### Dataset section
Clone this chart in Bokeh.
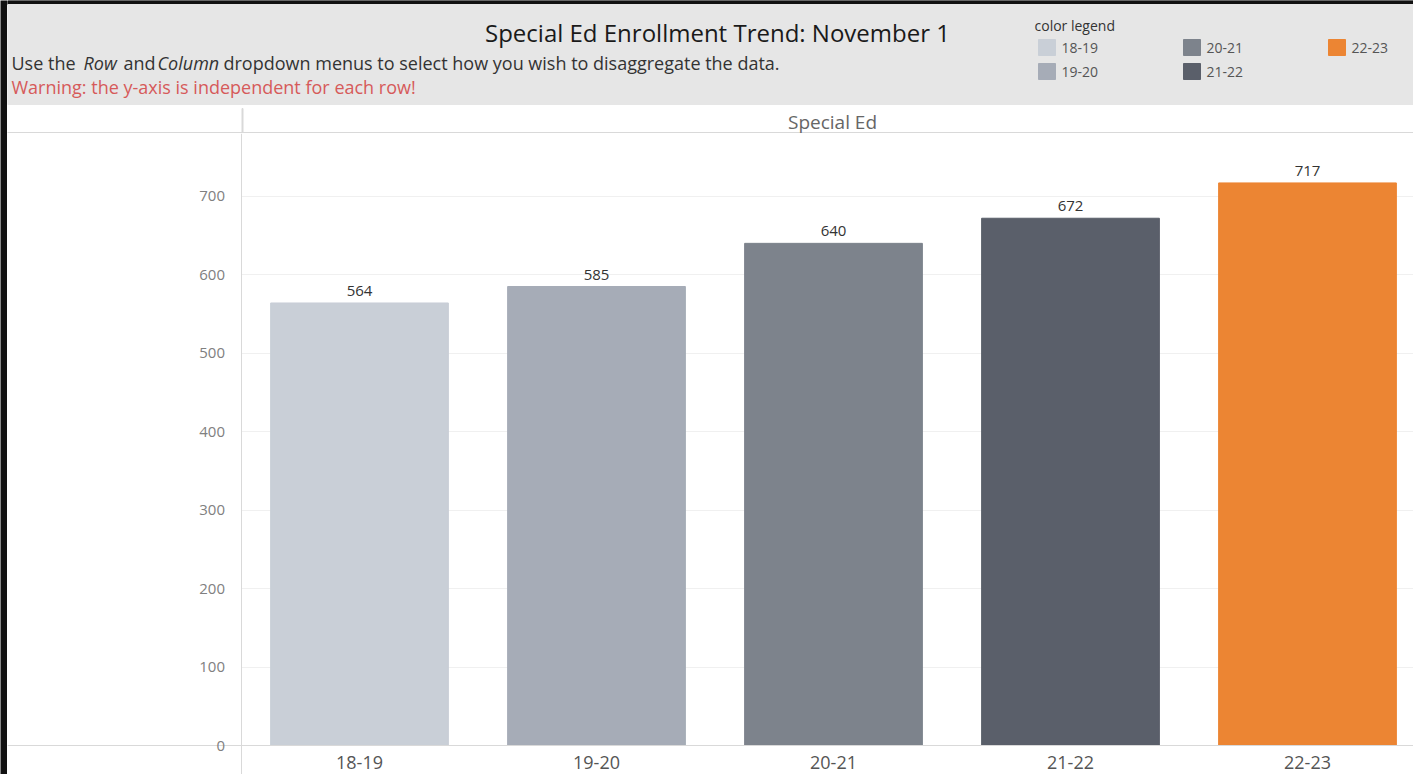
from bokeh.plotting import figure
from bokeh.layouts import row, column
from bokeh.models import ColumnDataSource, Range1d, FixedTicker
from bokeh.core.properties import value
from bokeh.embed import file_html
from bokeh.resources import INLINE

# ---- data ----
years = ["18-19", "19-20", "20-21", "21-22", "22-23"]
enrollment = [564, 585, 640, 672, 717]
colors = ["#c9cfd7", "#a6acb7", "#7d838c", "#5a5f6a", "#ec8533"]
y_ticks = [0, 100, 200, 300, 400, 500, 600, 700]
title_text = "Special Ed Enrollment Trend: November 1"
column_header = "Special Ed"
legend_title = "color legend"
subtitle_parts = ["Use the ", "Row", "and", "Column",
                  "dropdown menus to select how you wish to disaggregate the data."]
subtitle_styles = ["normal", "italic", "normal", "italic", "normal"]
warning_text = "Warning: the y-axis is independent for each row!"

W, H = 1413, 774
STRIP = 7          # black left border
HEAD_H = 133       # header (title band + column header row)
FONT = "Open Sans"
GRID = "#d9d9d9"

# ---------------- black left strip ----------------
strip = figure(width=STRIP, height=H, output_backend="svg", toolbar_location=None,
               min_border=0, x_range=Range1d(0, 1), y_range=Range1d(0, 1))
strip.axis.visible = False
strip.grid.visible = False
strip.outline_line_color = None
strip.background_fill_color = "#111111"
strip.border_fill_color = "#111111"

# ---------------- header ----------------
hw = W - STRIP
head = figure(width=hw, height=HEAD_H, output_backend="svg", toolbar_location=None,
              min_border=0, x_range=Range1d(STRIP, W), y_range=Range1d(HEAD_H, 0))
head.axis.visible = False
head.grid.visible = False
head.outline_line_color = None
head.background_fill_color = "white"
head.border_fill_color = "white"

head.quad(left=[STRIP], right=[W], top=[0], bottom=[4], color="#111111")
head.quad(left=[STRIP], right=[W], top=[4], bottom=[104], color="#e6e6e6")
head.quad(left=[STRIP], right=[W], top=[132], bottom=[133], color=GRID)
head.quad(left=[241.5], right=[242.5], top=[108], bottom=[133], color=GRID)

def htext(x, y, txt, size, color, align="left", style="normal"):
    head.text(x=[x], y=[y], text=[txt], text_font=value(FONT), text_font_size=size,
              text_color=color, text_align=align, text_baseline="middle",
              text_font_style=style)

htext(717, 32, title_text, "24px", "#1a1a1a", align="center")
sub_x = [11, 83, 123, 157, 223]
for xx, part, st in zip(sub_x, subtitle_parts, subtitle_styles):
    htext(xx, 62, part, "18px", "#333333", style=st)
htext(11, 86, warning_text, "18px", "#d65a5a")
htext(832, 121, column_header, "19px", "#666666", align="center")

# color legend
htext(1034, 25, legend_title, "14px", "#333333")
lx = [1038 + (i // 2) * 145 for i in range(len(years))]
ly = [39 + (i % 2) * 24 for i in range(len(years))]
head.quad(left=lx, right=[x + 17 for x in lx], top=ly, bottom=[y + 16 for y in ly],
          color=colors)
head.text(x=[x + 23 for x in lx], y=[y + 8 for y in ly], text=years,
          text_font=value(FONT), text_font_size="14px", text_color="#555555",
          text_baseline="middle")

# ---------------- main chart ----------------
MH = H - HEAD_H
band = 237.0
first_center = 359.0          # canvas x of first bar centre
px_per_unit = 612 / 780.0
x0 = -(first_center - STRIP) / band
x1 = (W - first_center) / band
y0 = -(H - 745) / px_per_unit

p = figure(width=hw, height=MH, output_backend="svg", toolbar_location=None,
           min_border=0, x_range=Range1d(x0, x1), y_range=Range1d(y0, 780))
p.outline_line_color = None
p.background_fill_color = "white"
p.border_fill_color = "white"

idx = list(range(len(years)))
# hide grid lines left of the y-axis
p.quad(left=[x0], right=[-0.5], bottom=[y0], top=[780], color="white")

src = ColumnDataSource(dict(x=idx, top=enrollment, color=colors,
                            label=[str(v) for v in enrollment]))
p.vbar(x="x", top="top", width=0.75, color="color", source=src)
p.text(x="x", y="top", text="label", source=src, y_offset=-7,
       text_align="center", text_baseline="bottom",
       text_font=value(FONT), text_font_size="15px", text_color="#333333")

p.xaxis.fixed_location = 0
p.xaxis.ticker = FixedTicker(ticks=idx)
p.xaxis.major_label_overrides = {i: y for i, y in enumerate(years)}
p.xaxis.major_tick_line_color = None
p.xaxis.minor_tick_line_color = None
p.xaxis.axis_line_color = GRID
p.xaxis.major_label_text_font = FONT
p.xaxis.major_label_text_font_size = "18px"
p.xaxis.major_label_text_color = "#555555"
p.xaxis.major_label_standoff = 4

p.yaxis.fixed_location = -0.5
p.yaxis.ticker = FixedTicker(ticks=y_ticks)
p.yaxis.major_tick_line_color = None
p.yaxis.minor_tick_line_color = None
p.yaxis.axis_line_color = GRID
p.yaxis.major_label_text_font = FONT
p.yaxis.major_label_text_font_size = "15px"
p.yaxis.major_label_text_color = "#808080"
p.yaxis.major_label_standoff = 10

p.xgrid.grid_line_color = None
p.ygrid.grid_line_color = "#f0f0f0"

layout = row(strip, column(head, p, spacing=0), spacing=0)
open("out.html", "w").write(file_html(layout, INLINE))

### Problem details
Restate the material word for word from its first line through the line containing "from bokeh.resources import INLINE", both included; the pictures do not belong in it.

### Answer to this exercise
Clone this chart in Bokeh.
from bokeh.plotting import figure
from bokeh.layouts import row, column
from bokeh.models import ColumnDataSource, Range1d, FixedTicker
from bokeh.core.properties import value
from bokeh.embed import file_html
from bokeh.resources import INLINE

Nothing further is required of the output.